Create the Distribution Zip
From the release/x.y.z branch, run:
./bin/create-release-zip.sh
This script runs a few checks to verify that all required files and directories are present, and that there are no untracked files. It then installs production dependencies and creates and verifies release/secure-custom-fields.zip.
Deploy to WordPress.org
This step is manual — there is no automated deployment workflow.
Prepare the SVN commit
Unzip the newly created release/secure-custom-fields.zip file, and copy its contents over to the trunk folder in your local copy of the SVN repo (e.g. secure-custom-fields-svn/trunk/ per the “SVN Checkout” section).

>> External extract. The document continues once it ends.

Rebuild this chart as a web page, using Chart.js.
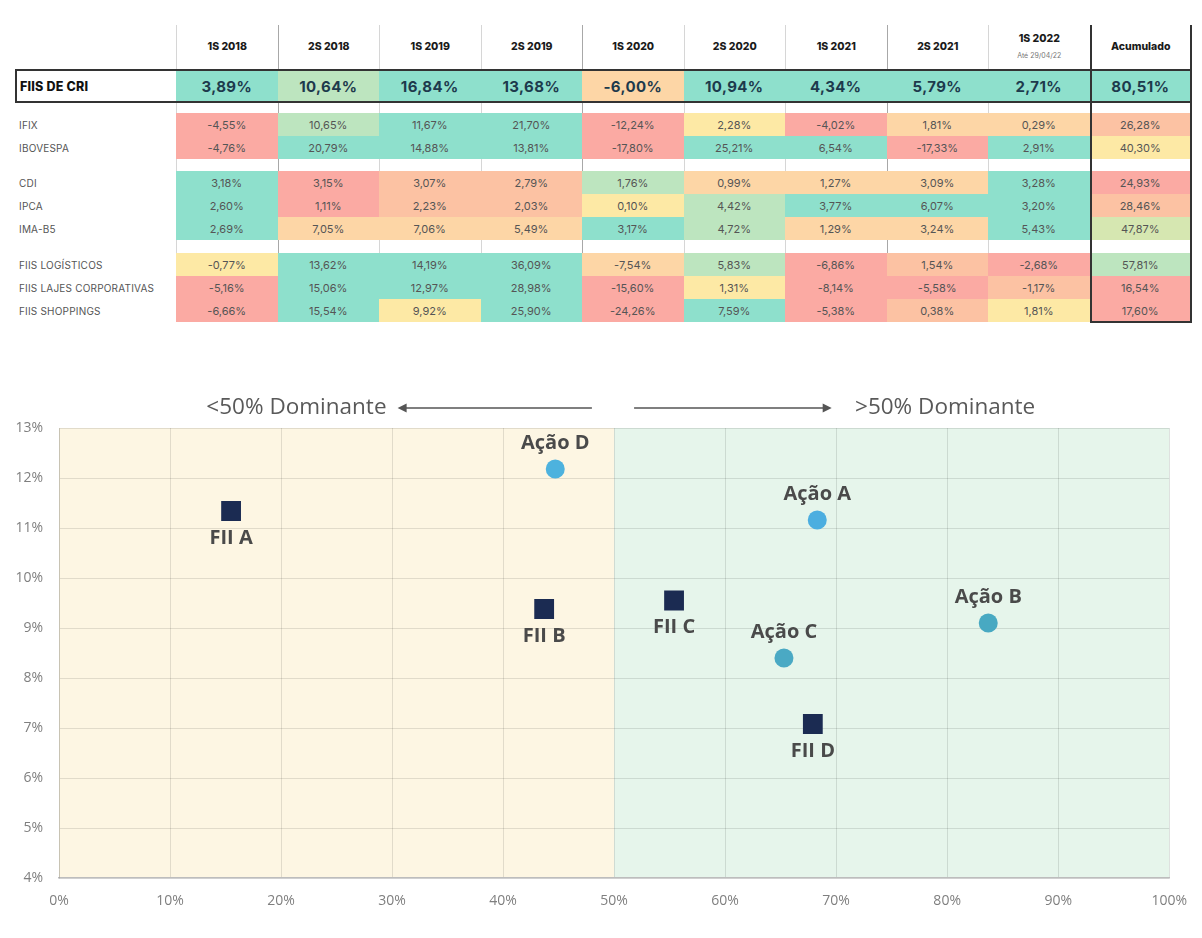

Then, cd into secure-custom-fields-svn, and run svn status. This will show the list of files that had changes (prefixed with an M) or aren’t under version control yet (?). You’ll want to add the latter by running svn add <filename>, upon which the file’s status will change to A (scheduled for addition).
More information on the svn status command is available from the SVN handbook.
Create the new tag locally
Once your files in the trunk directory are ready (i.e. no more ? or ! statuses), you need to locally create the new tag by copying trunk to tags/x.y.z. (Replace x.y.z with the version you’re about to release.)
svn cp trunk tags/x.y.z
Committing
Run a final svn status to see a list of all changes scheduled for commit. It should list both files in trunk, and in tags/x.y.z.
Then, commit the files to the remote SVN repository by running
svn ci -m "Prepare release x.y.z"
Set rollout strategy
After committing, you will receive an email asking you to select the rollout strategy for the new version of the plugin. Follow the instructions in that email. You can choose between “Immediate (default)” and “Manual updates only (24 hours)”. You might want to select the latter option, as it gives you some more time to ask others to manually download and test the plugin from https://wordpress.org/plugins/secure-custom-fields/.
Find more information about phased plugin rollout at https://make.wordpress.org/plugins/2025/08/11/plugin-rollout-phased-releases/.
Set stable tag
Don’t forget to update the stable tag in readme.txt. You need to do so both in the git repository, and in SVN.
In SVN, simply edit readme.txt in trunk, and commit the change.
In git, push the commit to the previosly created release/x.y.z branch, and push it to GitHub. You can then use GitHub’s Releases UI to create a new x.y.z tag. Select the version bump commit on the release/x.y.z branch as the target. For the release notes, simply copy the changelog for the new version.
Finally, merge the PR you created earlier for the release/x.y.z branch in order to update trunk with those changes.